With two tournaments under their belt, including a second-place finish in their debut tournament in Blue Springs during the Memorial Day weekend, the Phenix have already qualified for the American Fastpitch Assn.’s National Tournament July 18 in Lawrence.

Phenix-Rusk will play in tournaments most of the weekends leading up to the national tournament, including a weekend trip to Oklahoma City. The team hopes to qualify for the USSSA National Tournament in addition to the AFA National Tournament, Rusk said.

Rusk’s team won’t have to wait until nationals to play at home. This weekend Lawrence will host a national-qualifier tournament where Rusk and many of the other Phenix teams will compete, a likely benefit for the teams.

“The Phenix teams will feed off of one another,” Rusk said. “Many of the girls have been teammates on other teams and having them around will help get everything going.”

Kennith Bateson, Father of Krystal Bateson, looks at flower arrangement shaped in a number two, the number Krystal wore while playing for the Phenix softball team.

Playing close to home will not only be more convenient for the team, but will put many parents’ minds at ease, Rusk said.

“Girls get to sleep in their own beds and have friends come around that usually don’t get to come to the out-of town tournaments,” he said.

Rusk said more parents want to travel with the team for the tournaments this year.

“It seems like the team has honed in on having at least one of the parents at the tournaments,” he said.

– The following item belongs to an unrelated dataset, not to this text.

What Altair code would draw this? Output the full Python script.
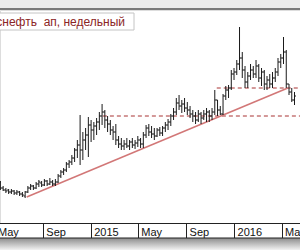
import altair as alt
import pandas as pd

# Weekly OHLC (thousand RUB)
high = [76, 71, 69, 68, 68, 67, 67, 66, 65, 66, 71, 73, 72, 75, 77, 76, 78, 77, 79, 77, 78,
        83, 87, 89, 95, 97, 102, 109, 117, 142, 125, 129, 140, 137, 135, 139, 145, 153, 147,
        141, 137, 131, 133, 121, 119, 117, 119, 117, 119, 117, 121, 119, 125, 132, 133, 131,
        129, 129, 130, 131, 135, 138, 143, 149, 159, 162, 157, 159, 155, 151, 147, 145, 147,
        145, 147, 149, 147, 149, 167, 157, 151, 163, 171, 172, 187, 189, 197, 230, 205, 191,
        185, 193, 191, 197, 193, 189, 187, 181, 183, 185, 189, 199, 203, 220, 207, 173, 169, 165]
low = [67, 66, 64, 63, 63, 62, 62, 61, 60, 59, 64, 67, 67, 68, 70, 70, 71, 71, 72, 71, 71,
       74, 79, 82, 85, 89, 92, 95, 99, 92, 97, 107, 100, 115, 117, 122, 127, 132, 129,
       125, 122, 117, 112, 109, 107, 107, 109, 107, 109, 108, 110, 109, 109, 119, 121, 119,
       117, 120, 121, 121, 125, 127, 131, 137, 142, 147, 144, 145, 142, 139, 135, 133, 135,
       133, 137, 135, 135, 137, 142, 141, 142, 142, 157, 159, 167, 177, 182, 187, 179, 169,
       169, 177, 179, 179, 175, 171, 167, 167, 169, 169, 175, 181, 189, 193, 169, 162, 155, 152]
open_ = [75, 69, 67, 67, 65, 66, 64, 65, 63, 61, 65, 69, 71, 69, 73, 74, 72, 76, 73, 75, 73,
         75, 81, 85, 87, 93, 95, 99, 107, 112, 107, 117, 122, 132, 127, 131, 135, 141, 145,
         137, 133, 127, 125, 117, 113, 111, 113, 111, 115, 112, 114, 117, 113, 122, 129, 125,
         123, 121, 127, 124, 129, 132, 135, 141, 145, 154, 151, 153, 149, 147, 143, 141, 137,
         143, 139, 143, 145, 141, 145, 157, 147, 143, 161, 167, 169, 183, 185, 193, 199, 187,
         175, 181, 187, 183, 191, 179, 185, 173, 177, 173, 179, 185, 195, 199, 205, 173, 165, 157]
close = [69, 67, 66, 65, 66, 64, 65, 63, 62, 65, 69, 71, 69, 73, 75, 72, 76, 73, 75, 73, 75,
         81, 85, 87, 93, 95, 99, 107, 112, 107, 117, 122, 132, 127, 131, 135, 141, 145, 137,
         133, 127, 125, 117, 113, 111, 113, 111, 115, 112, 114, 117, 113, 122, 129, 125, 123,
         121, 127, 124, 129, 132, 135, 141, 145, 154, 151, 153, 149, 147, 143, 141, 137, 143,
         139, 143, 145, 141, 145, 157, 147, 143, 161, 167, 169, 183, 185, 193, 199, 187, 175,
         181, 187, 183, 191, 179, 185, 173, 177, 173, 179, 185, 195, 199, 205, 173, 165, 157, 161]
dates = pd.date_range("2014-05-16", periods=len(high), freq="7D").strftime("%Y-%m-%d")

# trend line and horizontal levels
trend_dates = ["2014-07-22", "2016-05-17"]
trend_vals = [60, 169]
level_start = ["2015-02-01", "2015-11-18"]
level_end = ["2016-06-17", "2016-06-17"]
level_vals = [141, 169]

title_text = "Транснефть\u00a0 ап, недельный"

ohlc = pd.DataFrame({"date": dates, "open": open_, "high": high, "low": low, "close": close})
trend = pd.DataFrame({"date": trend_dates, "price": trend_vals})
levels = pd.DataFrame({"start": level_start, "end": level_end, "price": level_vals})
one = pd.DataFrame({"k": [0]})

W, H = 300, 213
xscale = alt.Scale(domain=[alt.DateTime(year=2014, month=5, date=1),
                           alt.DateTime(year=2016, month=6, date=17)],
                   range=[-5.5, W], nice=False)
yscale = alt.Scale(domain=[34, 247], nice=False, zero=False)
xaxis = alt.Axis(
    values=[alt.DateTime(year=2014, month=5, date=1), alt.DateTime(year=2014, month=9, date=1),
            alt.DateTime(year=2015, month=1, date=1), alt.DateTime(year=2015, month=5, date=1),
            alt.DateTime(year=2015, month=9, date=1), alt.DateTime(year=2016, month=1, date=1),
            alt.DateTime(year=2016, month=5, date=1)],
    labelExpr="month(datum.value) == 0 ? timeFormat(datum.value, '%Y') : timeFormat(datum.value, '%b')",
    title=None, grid=False, domainColor="#222", domainWidth=1, tickColor="#222", tickSize=15,
    tickWidth=1, labelAlign="left", labelBaseline="top", labelPadding=-12, labelOffset=3,
    labelFlush=False, labelOverlap=False, labelFont="Liberation Sans", labelFontSize=11,
    labelColor="#111", labelBound=False,
)

def X(field):
    return alt.X(field, type="temporal", scale=xscale, axis=xaxis)

Y = lambda f: alt.Y(f, type="quantitative", scale=yscale, axis=None)

top_band = alt.Chart(one).mark_rect(fill="#ececec").encode(
    x=alt.value(0), x2=alt.value(W), y=alt.value(-10), y2=alt.value(-1))
top_line = alt.Chart(one).mark_rule(color="#7a7a7a", strokeWidth=2).encode(
    x=alt.value(0), x2=alt.value(W), y=alt.value(-1))
shadow = alt.Chart(one).mark_rect(
    fill=alt.Gradient(gradient="linear", stops=[alt.GradientStop(color="#8c8c8c", offset=0),
                                                alt.GradientStop(color="#f2f2f2", offset=1)],
                      x1=0, x2=0, y1=0, y2=1)
).encode(x=alt.value(0), x2=alt.value(W), y=alt.value(H + 15), y2=alt.value(H + 27))
bottom_line = alt.Chart(one).mark_rule(color="#222", strokeWidth=1).encode(
    x=alt.value(0), x2=alt.value(W), y=alt.value(H + 15))

hl = alt.Chart(ohlc).mark_rule(color="#1a1a1a", strokeWidth=1).encode(
    x=X("date"), y=Y("low"), y2="high")
op = alt.Chart(ohlc).mark_rule(color="#1a1a1a", strokeWidth=1, xOffset=-1.5, x2Offset=0).encode(
    x=X("date"), x2="date", y=Y("open"))
cl = alt.Chart(ohlc).mark_rule(color="#1a1a1a", strokeWidth=1, xOffset=0, x2Offset=1.5).encode(
    x=X("date"), x2="date", y=Y("close"))

trend_line = alt.Chart(trend).mark_line(color="#d27777", strokeWidth=1.5).encode(
    x=X("date"), y=Y("price"))
level_rules = alt.Chart(levels).mark_rule(color="#a83232", strokeWidth=1, strokeDash=[4, 3]).encode(
    x=X("start"), x2="end", y=Y("price"))

title_box = alt.Chart(one).mark_rect(fill="white", stroke="#c4c4c4", strokeWidth=1).encode(
    x=alt.value(-2), x2=alt.value(134), y=alt.value(3), y2=alt.value(20))
title = alt.Chart(one).mark_text(align="right", baseline="middle", fontSize=12,
                                 font="Liberation Sans", color="#8b2525").encode(
    x=alt.value(125), y=alt.value(12), text=alt.value(title_text))

chart = alt.layer(
    top_band, top_line, shadow, level_rules, trend_line, hl, op, cl, bottom_line, title_box, title
).properties(
    width=W, height=H, autosize=alt.AutoSizeParams(type="none"),
    padding={"left": 0, "top": 10, "right": 0, "bottom": 27},
).configure_view(stroke=None).configure(background="white")

chart.save("out.html", embed_options={"renderer": "svg", "actions": False})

Already qualifying for the AFA National Tournament relieves Phenix-Rusk of the pressure of playing in tournaments every weekend. The team opted to not play in a league and sandwiched off weekends between tournaments.

After the Lawrence tournament this weekend, Phenix-Rusk will play in a USSSA national-qualifier tournament at Adair Park the weekend of June 25 in Independence, Mo., followed by an American Softball Assn. tournament in Blue Valley the next weekend.

The team will take the Fourth of July holiday off before traveling July 8 to Oklahoma City, and one final weekend break right before the national tournament.

Rusk hopes that his team will continue to improve and get to the playing level it was at during last year’s AFA National Tournament in Lawrence.

“We pulled together and played well together at the end of the season last year,” Rusk said.

The team’s success so far leaves him optimistic.